Type out the data exactly as given. Skip any image.
** start PROVIDED MATERIAL **
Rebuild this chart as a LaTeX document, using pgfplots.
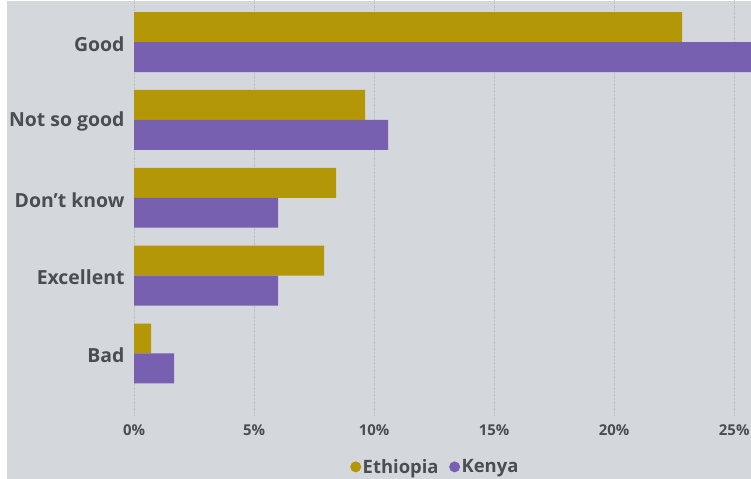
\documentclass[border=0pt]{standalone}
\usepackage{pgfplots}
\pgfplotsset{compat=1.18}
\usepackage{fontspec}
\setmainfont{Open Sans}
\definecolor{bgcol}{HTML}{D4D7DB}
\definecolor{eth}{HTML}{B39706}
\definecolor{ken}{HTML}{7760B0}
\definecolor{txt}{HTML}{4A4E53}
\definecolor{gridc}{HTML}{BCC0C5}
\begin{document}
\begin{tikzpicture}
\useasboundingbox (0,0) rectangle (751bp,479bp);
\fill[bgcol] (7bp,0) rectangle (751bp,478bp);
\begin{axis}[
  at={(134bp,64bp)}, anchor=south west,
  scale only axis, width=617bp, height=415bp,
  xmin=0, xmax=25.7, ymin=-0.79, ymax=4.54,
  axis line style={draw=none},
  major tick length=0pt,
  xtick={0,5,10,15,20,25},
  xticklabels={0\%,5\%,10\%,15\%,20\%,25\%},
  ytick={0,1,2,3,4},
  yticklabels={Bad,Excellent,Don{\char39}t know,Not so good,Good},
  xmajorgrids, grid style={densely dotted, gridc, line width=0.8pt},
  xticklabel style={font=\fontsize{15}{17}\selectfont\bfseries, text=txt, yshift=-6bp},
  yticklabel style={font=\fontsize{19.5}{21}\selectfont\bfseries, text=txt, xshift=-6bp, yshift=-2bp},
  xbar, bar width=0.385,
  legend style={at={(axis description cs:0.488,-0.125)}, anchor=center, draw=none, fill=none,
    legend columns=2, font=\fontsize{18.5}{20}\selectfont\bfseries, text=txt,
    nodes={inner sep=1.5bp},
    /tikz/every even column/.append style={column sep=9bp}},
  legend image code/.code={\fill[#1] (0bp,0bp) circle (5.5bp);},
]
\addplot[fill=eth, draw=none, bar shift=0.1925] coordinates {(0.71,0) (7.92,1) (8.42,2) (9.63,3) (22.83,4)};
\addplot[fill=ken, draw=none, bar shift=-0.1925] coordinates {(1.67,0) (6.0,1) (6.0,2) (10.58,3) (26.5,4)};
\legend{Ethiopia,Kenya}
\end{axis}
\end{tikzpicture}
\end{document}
** end PROVIDED MATERIAL **
▶ SOLUTION TO THIS TASK:
Rebuild this chart as a LaTeX document, using pgfplots.
\documentclass[border=0pt]{standalone}
\usepackage{pgfplots}
\pgfplotsset{compat=1.18}
\usepackage{fontspec}
\setmainfont{Open Sans}
\definecolor{bgcol}{HTML}{D4D7DB}
\definecolor{eth}{HTML}{B39706}
\definecolor{ken}{HTML}{7760B0}
\definecolor{txt}{HTML}{4A4E53}
\definecolor{gridc}{HTML}{BCC0C5}
\begin{document}
\begin{tikzpicture}
\useasboundingbox (0,0) rectangle (751bp,479bp);
\fill[bgcol] (7bp,0) rectangle (751bp,478bp);
\begin{axis}[
  at={(134bp,64bp)}, anchor=south west,
  scale only axis, width=617bp, height=415bp,
  xmin=0, xmax=25.7, ymin=-0.79, ymax=4.54,
  axis line style={draw=none},
  major tick length=0pt,
  xtick={0,5,10,15,20,25},
  xticklabels={0\%,5\%,10\%,15\%,20\%,25\%},
  ytick={0,1,2,3,4},
  yticklabels={Bad,Excellent,Don{\char39}t know,Not so good,Good},
  xmajorgrids, grid style={densely dotted, gridc, line width=0.8pt},
  xticklabel style={font=\fontsize{15}{17}\selectfont\bfseries, text=txt, yshift=-6bp},
  yticklabel style={font=\fontsize{19.5}{21}\selectfont\bfseries, text=txt, xshift=-6bp, yshift=-2bp},
  xbar, bar width=0.385,
  legend style={at={(axis description cs:0.488,-0.125)}, anchor=center, draw=none, fill=none,
    legend columns=2, font=\fontsize{18.5}{20}\selectfont\bfseries, text=txt,
    nodes={inner sep=1.5bp},
    /tikz/every even column/.append style={column sep=9bp}},
  legend image code/.code={\fill[#1] (0bp,0bp) circle (5.5bp);},
]
\addplot[fill=eth, draw=none, bar shift=0.1925] coordinates {(0.71,0) (7.92,1) (8.42,2) (9.63,3) (22.83,4)};
\addplot[fill=ken, draw=none, bar shift=-0.1925] coordinates {(1.67,0) (6.0,1) (6.0,2) (10.58,3) (26.5,4)};
\legend{Ethiopia,Kenya}
\end{axis}
\end{tikzpicture}
\end{document}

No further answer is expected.